▸ **TASK STATEMENT**: Select the lines below containing the word "this".
━━━━━━
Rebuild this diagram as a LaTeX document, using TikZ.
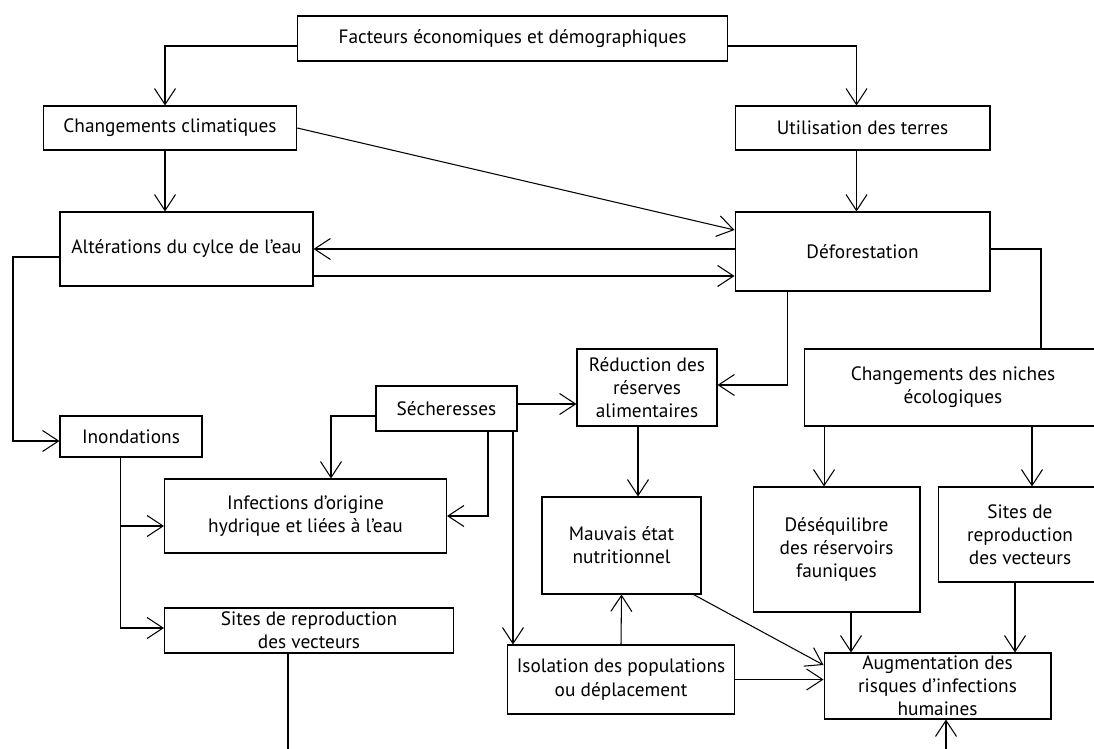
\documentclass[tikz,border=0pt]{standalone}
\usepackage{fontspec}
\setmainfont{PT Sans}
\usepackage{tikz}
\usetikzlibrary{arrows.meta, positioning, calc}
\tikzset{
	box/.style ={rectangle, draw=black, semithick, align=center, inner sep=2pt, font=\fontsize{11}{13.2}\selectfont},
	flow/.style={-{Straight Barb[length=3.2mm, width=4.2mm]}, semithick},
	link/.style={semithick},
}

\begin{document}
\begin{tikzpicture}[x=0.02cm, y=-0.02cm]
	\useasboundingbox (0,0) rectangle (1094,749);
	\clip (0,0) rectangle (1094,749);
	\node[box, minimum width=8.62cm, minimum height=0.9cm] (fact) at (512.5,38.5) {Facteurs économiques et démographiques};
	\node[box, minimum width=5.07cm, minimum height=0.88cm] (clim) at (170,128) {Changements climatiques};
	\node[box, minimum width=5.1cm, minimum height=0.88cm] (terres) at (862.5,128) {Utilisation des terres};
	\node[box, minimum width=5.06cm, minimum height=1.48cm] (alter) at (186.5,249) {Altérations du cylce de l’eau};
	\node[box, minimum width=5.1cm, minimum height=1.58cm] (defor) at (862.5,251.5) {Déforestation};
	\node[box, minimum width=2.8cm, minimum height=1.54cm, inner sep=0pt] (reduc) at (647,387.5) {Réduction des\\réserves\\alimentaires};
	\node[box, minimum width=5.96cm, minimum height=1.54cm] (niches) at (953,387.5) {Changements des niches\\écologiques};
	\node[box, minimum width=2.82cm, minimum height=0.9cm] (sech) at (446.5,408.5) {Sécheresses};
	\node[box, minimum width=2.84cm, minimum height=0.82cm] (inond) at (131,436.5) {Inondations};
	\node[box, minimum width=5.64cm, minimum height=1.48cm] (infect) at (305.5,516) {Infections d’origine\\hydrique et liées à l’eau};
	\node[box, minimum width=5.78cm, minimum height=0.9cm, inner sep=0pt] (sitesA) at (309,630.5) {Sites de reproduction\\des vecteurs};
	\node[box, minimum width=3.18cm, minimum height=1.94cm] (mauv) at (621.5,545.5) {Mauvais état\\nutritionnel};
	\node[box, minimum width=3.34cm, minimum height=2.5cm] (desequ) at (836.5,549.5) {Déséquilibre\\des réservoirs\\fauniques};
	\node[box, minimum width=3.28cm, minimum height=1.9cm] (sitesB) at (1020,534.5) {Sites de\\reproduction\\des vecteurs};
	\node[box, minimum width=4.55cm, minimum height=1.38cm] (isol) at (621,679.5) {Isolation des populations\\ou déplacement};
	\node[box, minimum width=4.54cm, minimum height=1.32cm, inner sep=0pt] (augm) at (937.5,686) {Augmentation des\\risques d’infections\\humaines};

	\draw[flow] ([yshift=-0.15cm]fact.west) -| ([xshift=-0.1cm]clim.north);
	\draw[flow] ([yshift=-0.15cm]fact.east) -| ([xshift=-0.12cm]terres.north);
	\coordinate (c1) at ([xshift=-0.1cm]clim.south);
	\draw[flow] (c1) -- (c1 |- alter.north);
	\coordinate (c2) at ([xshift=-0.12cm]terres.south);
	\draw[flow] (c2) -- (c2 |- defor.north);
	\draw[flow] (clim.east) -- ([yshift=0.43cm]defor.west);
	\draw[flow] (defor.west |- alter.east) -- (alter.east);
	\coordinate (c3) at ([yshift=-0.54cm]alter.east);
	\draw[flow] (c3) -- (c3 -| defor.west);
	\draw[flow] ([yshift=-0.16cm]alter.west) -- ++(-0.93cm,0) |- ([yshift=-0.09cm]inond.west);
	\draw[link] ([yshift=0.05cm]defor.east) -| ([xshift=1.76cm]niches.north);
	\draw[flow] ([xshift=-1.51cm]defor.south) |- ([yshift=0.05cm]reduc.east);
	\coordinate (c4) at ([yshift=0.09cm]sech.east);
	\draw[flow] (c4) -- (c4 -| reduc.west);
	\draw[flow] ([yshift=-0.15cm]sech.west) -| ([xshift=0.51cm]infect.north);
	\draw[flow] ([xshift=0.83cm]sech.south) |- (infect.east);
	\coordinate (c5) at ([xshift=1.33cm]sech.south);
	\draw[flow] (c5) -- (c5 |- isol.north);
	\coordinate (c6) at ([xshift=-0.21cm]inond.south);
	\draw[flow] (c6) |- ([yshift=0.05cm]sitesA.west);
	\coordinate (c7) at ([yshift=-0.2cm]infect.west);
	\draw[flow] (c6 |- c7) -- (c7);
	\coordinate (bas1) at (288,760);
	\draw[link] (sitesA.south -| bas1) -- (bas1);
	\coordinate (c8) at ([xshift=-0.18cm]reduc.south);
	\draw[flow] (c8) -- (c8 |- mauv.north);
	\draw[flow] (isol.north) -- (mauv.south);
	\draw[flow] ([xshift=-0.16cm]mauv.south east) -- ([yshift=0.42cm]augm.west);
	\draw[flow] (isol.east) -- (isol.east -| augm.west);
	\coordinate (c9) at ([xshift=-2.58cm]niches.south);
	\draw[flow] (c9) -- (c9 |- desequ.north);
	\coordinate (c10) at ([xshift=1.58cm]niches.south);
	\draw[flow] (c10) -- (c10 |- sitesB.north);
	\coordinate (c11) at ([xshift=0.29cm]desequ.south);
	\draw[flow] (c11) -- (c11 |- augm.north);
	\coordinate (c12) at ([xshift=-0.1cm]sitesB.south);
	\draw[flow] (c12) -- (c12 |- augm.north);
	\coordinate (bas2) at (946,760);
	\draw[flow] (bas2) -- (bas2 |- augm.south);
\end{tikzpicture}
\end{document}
━━━━━━
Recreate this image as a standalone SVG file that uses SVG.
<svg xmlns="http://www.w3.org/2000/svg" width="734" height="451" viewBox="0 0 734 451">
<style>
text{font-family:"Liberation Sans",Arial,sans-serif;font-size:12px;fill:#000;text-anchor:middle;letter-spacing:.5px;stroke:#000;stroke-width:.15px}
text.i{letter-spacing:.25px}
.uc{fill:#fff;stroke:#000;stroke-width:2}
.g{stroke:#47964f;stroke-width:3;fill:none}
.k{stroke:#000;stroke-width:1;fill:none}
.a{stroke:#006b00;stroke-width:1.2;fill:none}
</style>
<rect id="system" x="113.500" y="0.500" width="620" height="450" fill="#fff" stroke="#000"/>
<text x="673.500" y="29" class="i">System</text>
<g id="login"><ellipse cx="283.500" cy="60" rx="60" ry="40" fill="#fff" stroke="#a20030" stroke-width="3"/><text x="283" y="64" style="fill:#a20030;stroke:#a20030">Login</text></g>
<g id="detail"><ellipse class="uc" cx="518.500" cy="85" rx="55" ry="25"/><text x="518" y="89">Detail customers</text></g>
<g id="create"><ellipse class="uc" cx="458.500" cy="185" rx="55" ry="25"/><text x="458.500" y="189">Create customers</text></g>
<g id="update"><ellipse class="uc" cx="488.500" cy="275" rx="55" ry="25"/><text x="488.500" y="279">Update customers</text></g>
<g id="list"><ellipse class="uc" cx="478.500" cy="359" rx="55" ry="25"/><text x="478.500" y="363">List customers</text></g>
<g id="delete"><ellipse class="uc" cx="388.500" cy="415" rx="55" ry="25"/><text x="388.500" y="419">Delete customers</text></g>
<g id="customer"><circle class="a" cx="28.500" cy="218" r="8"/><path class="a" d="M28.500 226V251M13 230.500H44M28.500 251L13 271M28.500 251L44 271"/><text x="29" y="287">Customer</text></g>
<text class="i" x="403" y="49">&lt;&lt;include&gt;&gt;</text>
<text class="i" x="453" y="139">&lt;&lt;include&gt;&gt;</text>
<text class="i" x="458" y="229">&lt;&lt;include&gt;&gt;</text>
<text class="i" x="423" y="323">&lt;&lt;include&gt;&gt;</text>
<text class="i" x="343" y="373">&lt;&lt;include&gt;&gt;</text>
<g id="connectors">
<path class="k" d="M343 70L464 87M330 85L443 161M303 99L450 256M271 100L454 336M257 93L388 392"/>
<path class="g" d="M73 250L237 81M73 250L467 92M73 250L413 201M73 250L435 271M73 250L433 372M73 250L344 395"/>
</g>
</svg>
━━━━━━
▸ **CORRECT RESULT**:
Rebuild this diagram as a LaTeX document, using TikZ.
Recreate this image as a standalone SVG file that uses SVG.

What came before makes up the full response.